If you’re over the age of 20, you’re gonna want to put on your humility hat for The Way, Way Back – because wow, adults can really suck sometimes.
Though, if you’ve never given a 14-year-old a personality rating out of 10, you’re at least off to a better start than Trent (Steve Carell) – our mousy protagonist Duncan’s mother (Toni Collette)’s pushy boyfriend.
In the opening scene Duncan finds himself roped into joining Trent and his mum for a summer holiday at Trent’s beach house. In the way, way back of the offending boyfriend’s station wagon he’s asked what he’d rank himself personality wise on a scale of one to ten. An embarrassed Duncan says he’s about a six, Trent reckons he’s a three. Not a confidence booster.
Unfortunately Trent doesn’t experience the personality growth that he’s hoping lies in Duncan’s future. But the teenage characters oil up the creaky coming of age story into something equal parts refreshing and familiar; the just-poured Pimm’s cup of film.

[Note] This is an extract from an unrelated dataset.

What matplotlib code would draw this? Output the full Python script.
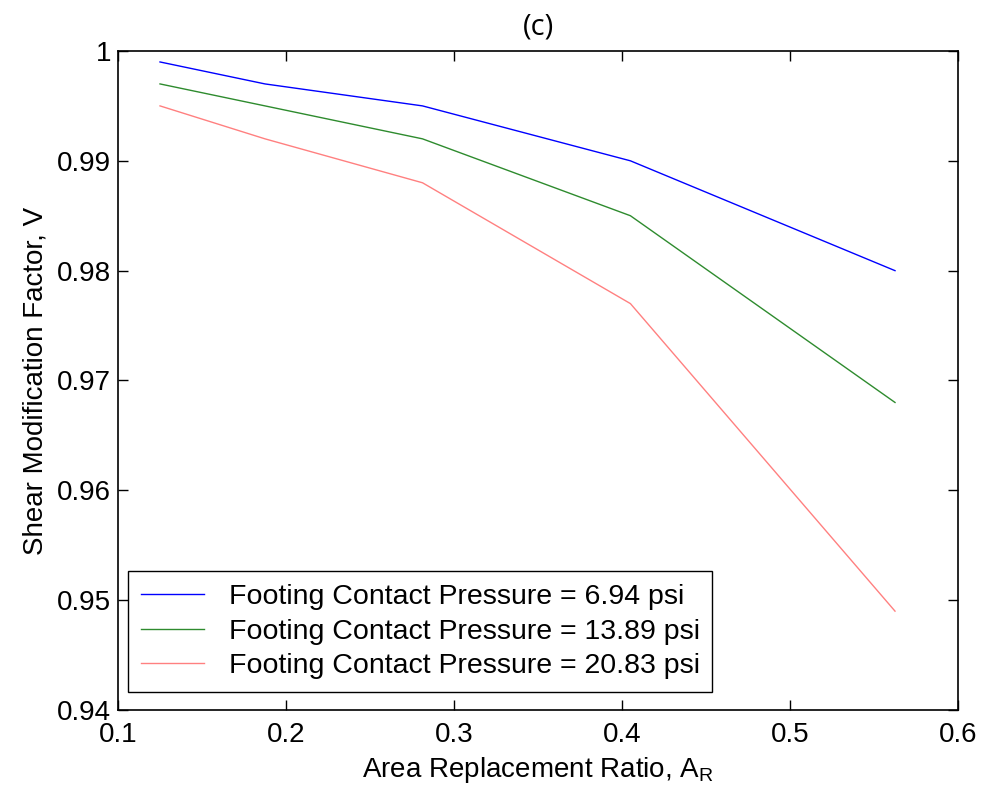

Actors AnnaSophia Robb and Liam James are so charming you barely consider the unlikelihood of the older girl going for the younger guy “in all his awkward glory”, and the adults’ hateability is testament to some pretty stellar acting. Collette’s in our good books even when she’s playing bad – which she does here by being too nice.
The other standout performance comes from Sam Rockwell (Confessions of a Dangerous Mind, The Hitchhiker’s Guide to the Galaxy) as cocky yet charming Owen, a water park employee who becomes Duncan’s mentor. He’s everything Trent’s not, he’s just the insouciant confident Duncan needs, and he’s the guy you’d find yourself unwittingly charmed by if you somehow wound up at a water park on the coast of Massachusetts.
With its peppery blend of comedy, drama and nostalgia, The Way, Way Back is the perfect antidote to a chilly Southern Hemisphere winter. Escapism at its feel-good finest.